Policy-Guided Path Selection and Evaluation in Multi-Step Reasoning with Large Language Models

Abstract
This paper addresses core challenges in Chain-of-Thought reasoning with large language models, including path instability, structural redundancy, and lack of strategy control. It proposes a reasoning optimization framework that integrates multi-path evaluation and policy-based scheduling. The framework consists of two main components: the Multi-Path Adaptive Evaluation (MPAE) module and the Policy-Aware Reasoning Scheduler (PARS). These components systematically improve Chain-of-Thought performance from two perspectives: structural quality modeling and behavioral decision control. MPAE encodes multiple reasoning paths into vector representations and assigns semantic scores. It constructs a learnable path quality function and uses the scores to guide path aggregation and answer generation. PARS introduces reinforcement learning to build a path selection policy network. It dynamically adjusts scheduling behavior based on reward signals. This improves the stability and consistency of reasoning outputs.

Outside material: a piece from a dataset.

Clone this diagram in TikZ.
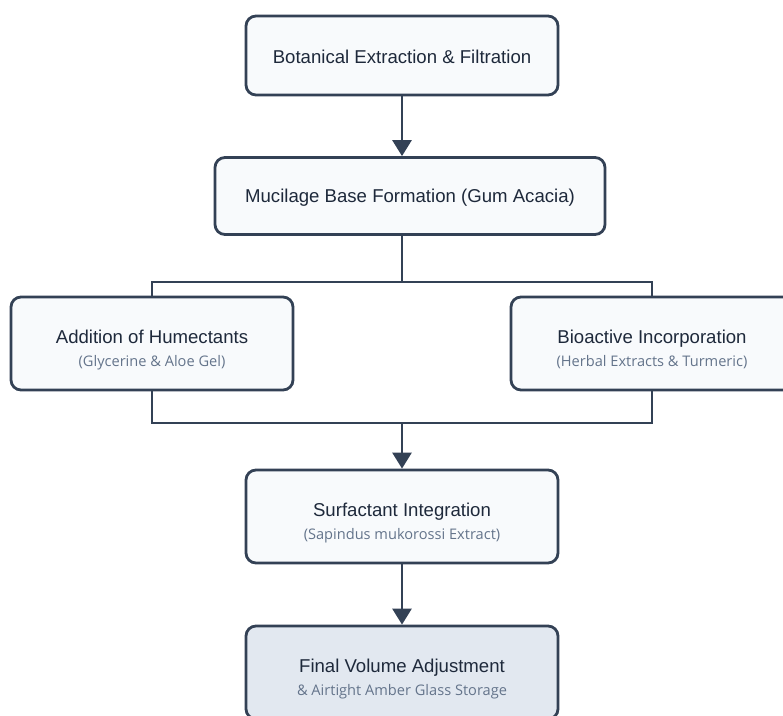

Experiments are conducted on the GSM8K benchmark for mathematical reasoning. The evaluation includes multiple metrics such as accuracy, consistency, and robustness. Compared to existing Chain-of-Thought methods, the proposed framework shows clear advantages in structural selection and strategy adaptability. Ablation studies reveal the individual contributions of MPAE and PARS to overall performance. Additional experiments on path distribution and robustness confirm that the framework maintains stable reasoning under high uncertainty. The overall approach features a clear structure, controllable strategy, and adaptive path selection. It effectively enhances Chain-of-Thought reasoning and output quality in complex tasks.